Professor Ogunmoyela, Executive Director, CAFSANI, an advocacy platform for food safety and nutrition underlined the importance of sustaining food hygiene, including hand washing, infection control and cross-contamination prevention, as well as keeping an eye on quality implications of reduced production and capacity utilisation as offtake reduces.
Beyond changes to business operations, how are COVID-19 related interventions from the government helping to cushion the negative impacts on SMEs? Victoria Madedor, Head Agribusiness and FMCG, BOI Investment & Trust, a subsidiary of the Bank of Industry (BoI) outlined some of the intervention funds available through the BoI and the Central Bank. For example, the interest rates for Central Bank interventoin funds in agriculture had come down to 5%. BoI is also making “Impact” funds available without the need for stringent collateral for loans below 10 million Naira, as well as other flexible collateral options for higher amounts. Some of these measures are targeted specifically at the food and nutrition sector. However, businesses noted that accessing these instruments remains difficult for SMEs, therefore clear actions are required to ensure this health crisis does not result in a food and malnutrition crisis.

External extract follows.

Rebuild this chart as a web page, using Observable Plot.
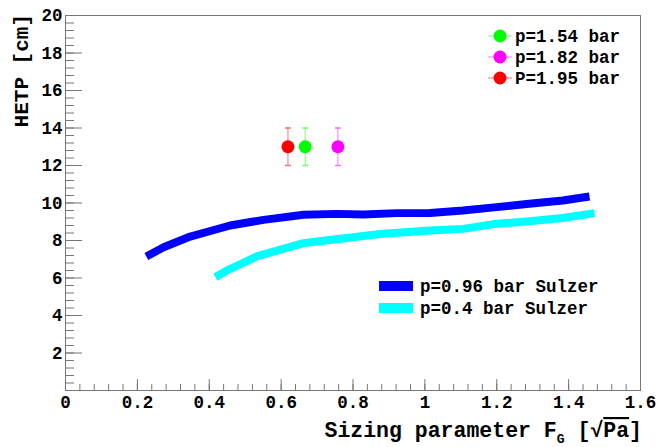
<!DOCTYPE html>
<html><head><meta charset="utf-8">
<script src="https://cdn.jsdelivr.net/npm/d3@7"></script>
<script src="https://cdn.jsdelivr.net/npm/@observablehq/plot@0.6"></script>
<style>
body{margin:0;background:#fff}
#chart{width:661px;height:447px}
</style>
</head><body><div id="chart"></div>
<script>
// Sulzer curves
const sulzer096X = [0.225, 0.273, 0.347, 0.458, 0.551, 0.662, 0.755, 0.829, 0.921, 1.014, 1.106, 1.2, 1.29, 1.384, 1.458];
const sulzer096Y = [7.15, 7.64, 8.21, 8.8, 9.1, 9.37, 9.42, 9.39, 9.46, 9.47, 9.6, 9.78, 9.96, 10.13, 10.35];
const sulzer04X = [0.417, 0.449, 0.532, 0.662, 0.736, 0.875, 1.014, 1.106, 1.2, 1.29, 1.384, 1.472];
const sulzer04Y = [6.04, 6.4, 7.15, 7.86, 8.03, 8.35, 8.53, 8.62, 8.89, 9.03, 9.2, 9.46];
const curveNames = ["p=0.96 bar Sulzer", "p=0.4 bar Sulzer"];
const curveColors = ["#0000ff", "#00ffff"];

// Measured points
const pointNames = ["p=1.54 bar", "p=1.82 bar", "P=1.95 bar"];
const pointX = [0.667, 0.758, 0.619];
const pointY = [13, 13, 13];
const pointErr = [1, 1, 1];
const pointColors = ["#00ff00", "#ff00ff", "#ff0000"];

// Axis ticks
const xTicks = [0, 0.2, 0.4, 0.6, 0.8, 1, 1.2, 1.4, 1.6];
const xTickLabels = ["0", "0.2", "0.4", "0.6", "0.8", "1", "1.2", "1.4", "1.6"];
const yTicks = [2, 4, 6, 8, 10, 12, 14, 16, 18, 20];
const yTickLabels = ["2", "4", "6", "8", "10", "12", "14", "16", "18", "20"];
const xMinor = d3.range(0, 1.6001, 0.04);
const yMinor = d3.range(0, 20.001, 0.4);

const curves = [
  ...sulzer096X.map((x, i) => ({x, y: sulzer096Y[i], s: curveNames[0]})),
  ...sulzer04X.map((x, i) => ({x, y: sulzer04Y[i], s: curveNames[1]}))
];
const points = pointX.map((x, i) => ({x, y: pointY[i], e: pointErr[i], c: pointColors[i], n: pointNames[i]}));

const cap = {draw(ctx, size) { const w = Math.sqrt(size / Math.PI); ctx.moveTo(-w, 0); ctx.lineTo(w, 0); }};
const FONT = "Liberation Mono, Courier New, monospace";
const axisColor = "#777";

const svg = Plot.plot({
  width: 661, height: 447,
  marginLeft: 65, marginRight: 21, marginTop: 15, marginBottom: 57,
  x: {domain: [0, 1.6]},
  y: {domain: [0, 20]},
  color: {domain: curveNames, range: curveColors},
  style: {fontFamily: FONT, fontWeight: "bold", fontSize: "17.5px", color: "black", background: "white"},
  marks: [
    Plot.frame({stroke: axisColor}),
    Plot.axisX(xMinor, {tickSize: -6, stroke: axisColor, tickFormat: () => "", label: null}),
    Plot.axisX(xTicks, {tickSize: -11, stroke: axisColor, tickFormat: () => "", label: null}),
    Plot.axisX(xTicks, {tickSize: 0, tickPadding: 5, tickFormat: (d, i) => xTickLabels[i], label: null, fill: "black"}),
    Plot.axisY(yMinor, {tickSize: -9, stroke: axisColor, tickFormat: () => "", label: null}),
    Plot.axisY(yTicks, {tickSize: -17, stroke: axisColor, tickFormat: () => "", label: null}),
    Plot.axisY(yTicks, {tickSize: 0, tickPadding: 3, tickFormat: (d, i) => yTickLabels[i], label: null, fill: "black"}),
    Plot.line(curves, {x: "x", y: "y", z: "s", stroke: "s", strokeWidth: 8, strokeLinecap: "butt", strokeLinejoin: "round"}),
    Plot.ruleX(points, {x: "x", y1: d => d.y - d.e, y2: d => d.y + d.e, stroke: "c", strokeOpacity: 0.55}),
    Plot.dot(points, {x: "x", y: d => d.y + d.e, symbol: cap, r: 3, stroke: "c", strokeOpacity: 0.55, fill: "none"}),
    Plot.dot(points, {x: "x", y: d => d.y - d.e, symbol: cap, r: 3, stroke: "c", strokeOpacity: 0.55, fill: "none"}),
    Plot.dot(points, {x: "x", y: "y", r: 6.5, fill: "c", stroke: null})
  ]
});

const s = d3.select(svg);
// Axis titles
const xt = s.append("text").attr("x", 642).attr("y", 437).attr("text-anchor", "end")
  .attr("font-family", FONT).attr("font-weight", "bold").attr("font-size", 21.5).attr("fill", "black");
xt.append("tspan").text("Sizing parameter F");
xt.append("tspan").attr("dy", 6).attr("font-size", 13).text("G");
xt.append("tspan").attr("dy", -6).text(" [\u221A");
xt.append("tspan").attr("text-decoration", "overline").text("Pa");
xt.append("tspan").text("]");

s.append("text").attr("transform", "translate(28,14) rotate(-90)").attr("text-anchor", "end")
  .attr("font-family", FONT).attr("font-weight", "bold").attr("font-size", 21).attr("fill", "black")
  .text("HETP [cm]");

// Legend: measured points
const lg1 = s.append("g").attr("font-family", FONT).attr("font-weight", "bold").attr("font-size", 17.5).attr("text-anchor", "start");
const rows1 = [36, 57, 78];
points.forEach((p, i) => {
  const y = rows1[i];
  lg1.append("line").attr("x1", 488).attr("x2", 512).attr("y1", y).attr("y2", y).attr("stroke", p.c).attr("stroke-opacity", 0.55);
  lg1.append("circle").attr("cx", 500).attr("cy", y).attr("r", 6.5).attr("fill", p.c);
  lg1.append("text").attr("x", 515).attr("y", y).attr("dy", "0.32em").attr("text-anchor", "start").attr("fill", "black").text(p.n);
});
// Legend: Sulzer curves
const lg2 = s.append("g").attr("font-family", FONT).attr("font-weight", "bold").attr("font-size", 17.5).attr("text-anchor", "start");
const rows2 = [286, 308];
curveNames.forEach((n, i) => {
  const y = rows2[i];
  lg2.append("rect").attr("x", 379).attr("y", y - 5).attr("width", 34).attr("height", 10).attr("fill", curveColors[i]);
  lg2.append("text").attr("x", 420).attr("y", y).attr("dy", "0.32em").attr("text-anchor", "start").attr("fill", "black").text(n);
});

document.getElementById("chart").appendChild(svg);
</script>
</body></html>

In summary, SMEs must be engaged and supported. The proximity of food and nutrition SMEs to local communities means they are well placed to shape their businesses in response to consumer demand and adapt their businesses to new distribution and delivery models, especially around last-mile distribution. This is likely to work much better than the government-led distribution models currently in play. As we better integrate and expand the response to COVID-19, we must make additional investments in alleviating the disproportionate care burden on our women and ensure that support to women-owned and women-led SMEs is prioritised.